One, according to Artistic Director Evans Mirageas, will be a world premiere of Blind Injustice, featuring music by Scott Davenport Richards and a libretto by David Cote and based on casework by the Ohio Innocence Project’s Mark Godsey. The libretto also draws on interviews with six people exonerated of crimes as a result of OIP efforts.

 This is the third installment and the first commission from the Cincinnati Opera initiative CO Next: Diverse Voices. Collaborating on the work with the Opera and OIP is the Young Professionals Choral Collective. Stage direction and dramaturgy is by Robin Guarino. There will be four evening performances in 2019 — June 14, June 17, June 18 and June 19 — at a location still to be determined.

 As stated in a press release, “The opera will bring to life the grace, perseverance, and forgiveness of these men and women using a small cast, a chorus composed of YPCC members, and a 12-piece orchestra. As part of the work’s presentation, the collaborators will offer education and engagement events to further tell the story of this important work.”

 • The season begins with two performances — on June 13 and 15 at Music Hall — of Wolfgang Amadeus Mozart’s enduring The Marriage of Figaro, sung in Italian with English subtitles. The libretto is by Lorenzo da Ponte. This will be a period production from Lyric Opera of Kansas City by Stephen Lawless. French conductor Marc Piollet will lead the production after conducting Cincinnati Opera’s 2014 production of Carmen. Soprano Susanna Phillips will be in the role of the Countess, soprano Janai Brugger will play Susanna and baritone Joseph Lattanzi sings the role of Count Almaviva.
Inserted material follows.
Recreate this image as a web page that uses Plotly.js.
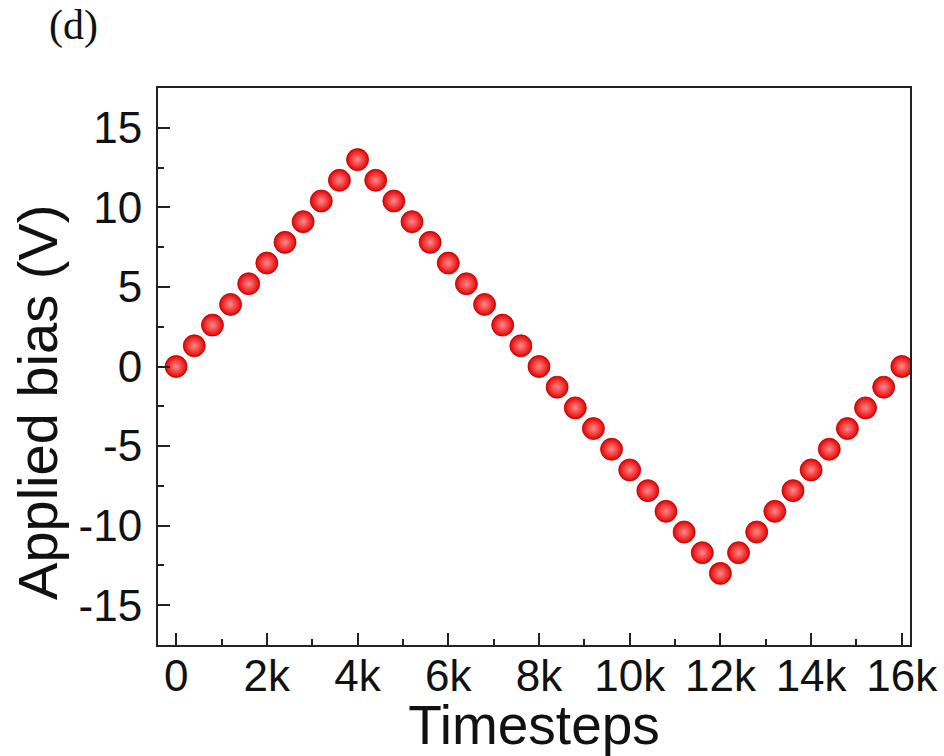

 • Cincinnati Opera’s third production of next summer is Charles Gounod’s adaptation of Shakespeare’s Romeo and Juliet — there will be two Music Hall performances on June 27 and 29. With a libretto by Jules Barbier and Michael Carré, this will be sung in French with English subtitles. The glorious production is from the Minnesota Opera and set in Shakespeare’s time. Nicole Cabell will sing Juliet; Canadian tenor Frédéric Antoun Romeo. Spanish conductor Ramón Tebar will lead the orchestra; Matthew Ozawa will direct.

 • Presented for the first time in almost 60 years, Cincinnati Opera will feature a new production of Richard Strauss’ Ariadne auf Naxos. The libretto is by Hugo von Hofmannsthal; it is sung in German with English subtitles. There will be four performances, sung in German, at Corbett Theater in the  School for Creative and Performing Arts — on July 5, July 7, July 11 and July 13. Soprano Twyla Robinson sings the dual role of Ariadne/Prima Donna; tenor Kyle van Schoonhaven will have the role of Bacchus/Tenor, and mezzo-soprano Olivia Vote the Composer.

 • And coming for performances on July 20, July 24, July 26 and July 28 next year is an American classic, The Gershwins’ Porgy and Bess, with music by George Gershwin and a libretto by DuBose and Dorothy Heyward and Ira Gershwin. This is only the second time for Cincinnati Opera to present it at Music Hall. With a history of both Broadway and opera productions, Porgy and Bess endures for such songs as “Summertime” and “It Ain’t Necessarily So.’” Soprano Talise Trevigne will make her company debut as Bess; bass Morris Robinson is Porgy; baritone Nmon Ford is Crown; Frederick Ballentine, Jr., is Sporting Life and Indra Thomas sings the role of Serena. David Charles Abell will conduct the orchestra. Francesca Zambella devised this production for the Glimmerglass Festival and Seattle Opera, which is also where the sets come from.